WATFORD • Mr Jeremy Corbyn's opposition Labour Party may have come in second in Thursday's general election, but the results amount to a stunning triumph for a far-left leader who many believed was headed for political oblivion.
Labour had been preparing for a crushing defeat, but the outcome yesterday will be cast by Mr Corbyn's supporters as a clear victory for the embattled leader and the leftist ideas he champions.
The election result may paradoxically be seen as Labour's death knell by those who want a new direction for a party that has not won a general election in 12 years.
"What the early results mean is that Corbyn has got more life in him than anybody might have thought," said political history professor Steven Fielding of the University of Nottingham and an expert on the Labour Party. "He has lost, but it means that he is probably safe from an immediate effort to get rid of him. It is Theresa May who now has no capital with her party."
Mr James Morris, a pollster who used to work for Labour, credited Mr Corbyn's "disciplined populism" for the party's performance, noting that Labour went into the campaign 20 points behind the Conservative Party.
Before he won an upset leadership victory two years ago, Mr Corbyn, 68, had spent three decades as a rebellious rank-and-file lawmaker. His political roots lie in the labour movement and the national campaign against nuclear weapons.

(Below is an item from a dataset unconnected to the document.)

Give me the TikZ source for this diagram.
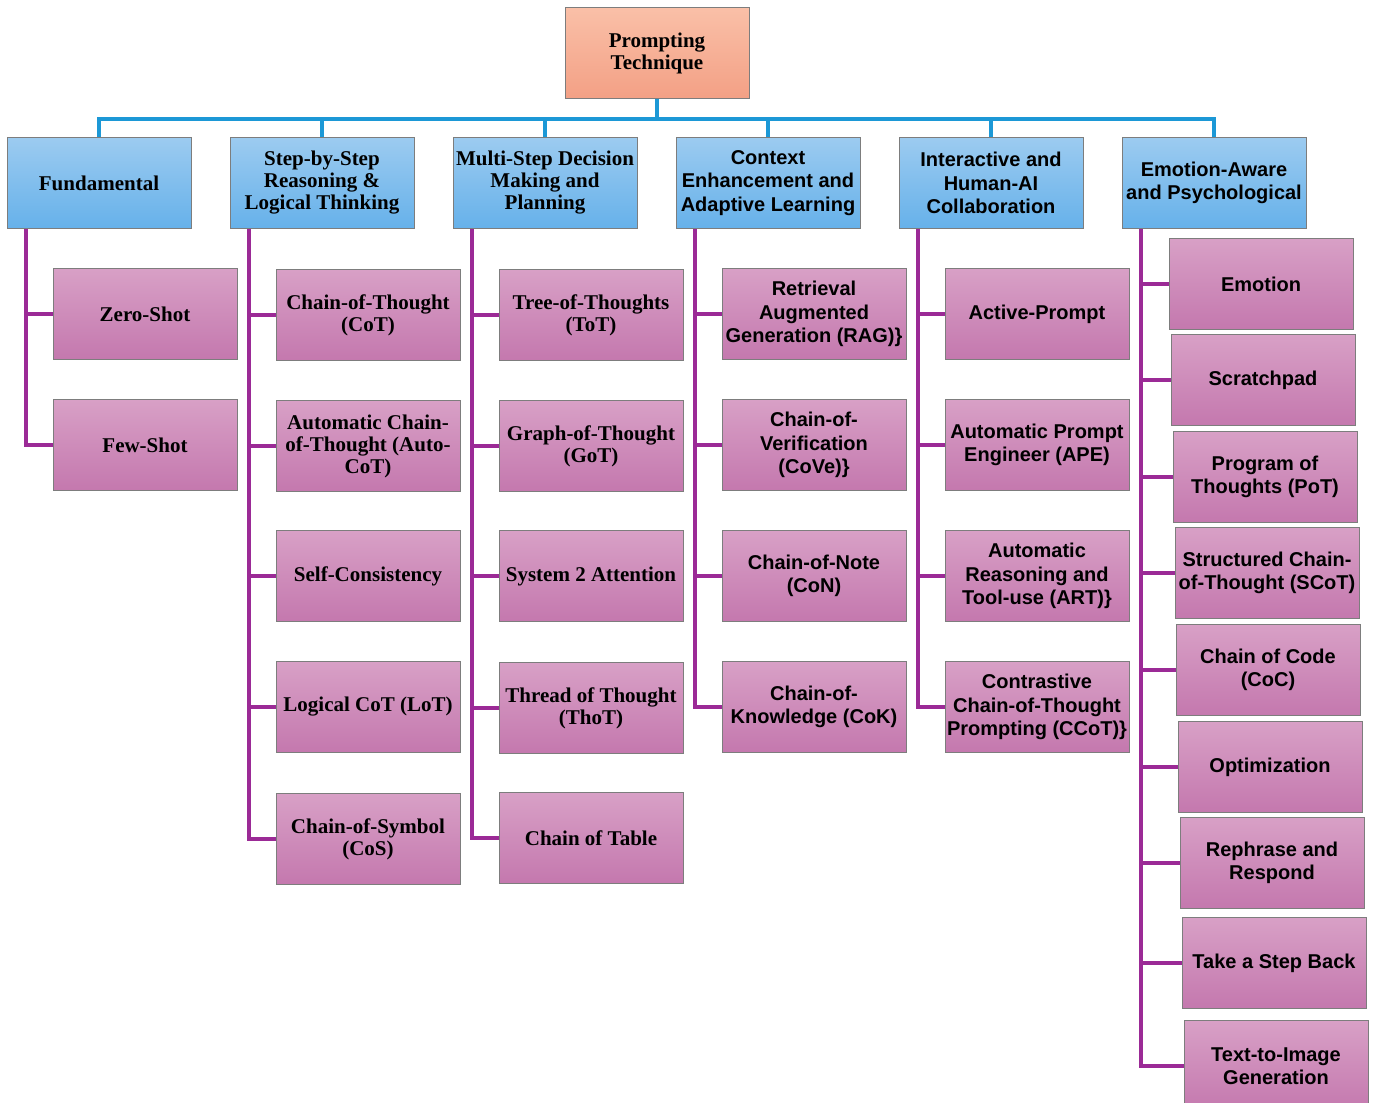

He promised to deliver "socialism of the 21st century", including such goals as nationalising the rail service, pumping billions into the National Health Service and raising taxes on the rich.
The Labour leader began the campaign with historically low favourability numbers. But he rose in the polls as Mrs May was forced to reverse herself on central campaign promises, such as a plan to make major changes to how the elderly pay for their social benefits.
Meanwhile, Mr Corbyn proved effective on the stump, and tapped into the enthusiasm of youth.
"People thought he was useless, incompetent and extremist," said Mr John Curtice, a leading British pollster.
"He ends up turning out a better manifesto than the Conservatives, and he can campaign well enough. Those who are not unsympathetic to the Labour Party have said he is not so bad after all."
Famous for his frugality, the bearded thrice-married politician and father of three holds the record among MPs for the lowest expense claims. He has been MP for Islington North in central London since 1983. He does not own a car and prefers to cycle. His hobbies include making jam and allotment gardening. "You do your job better if you give yourself time to collect your thoughts and do something else," he said.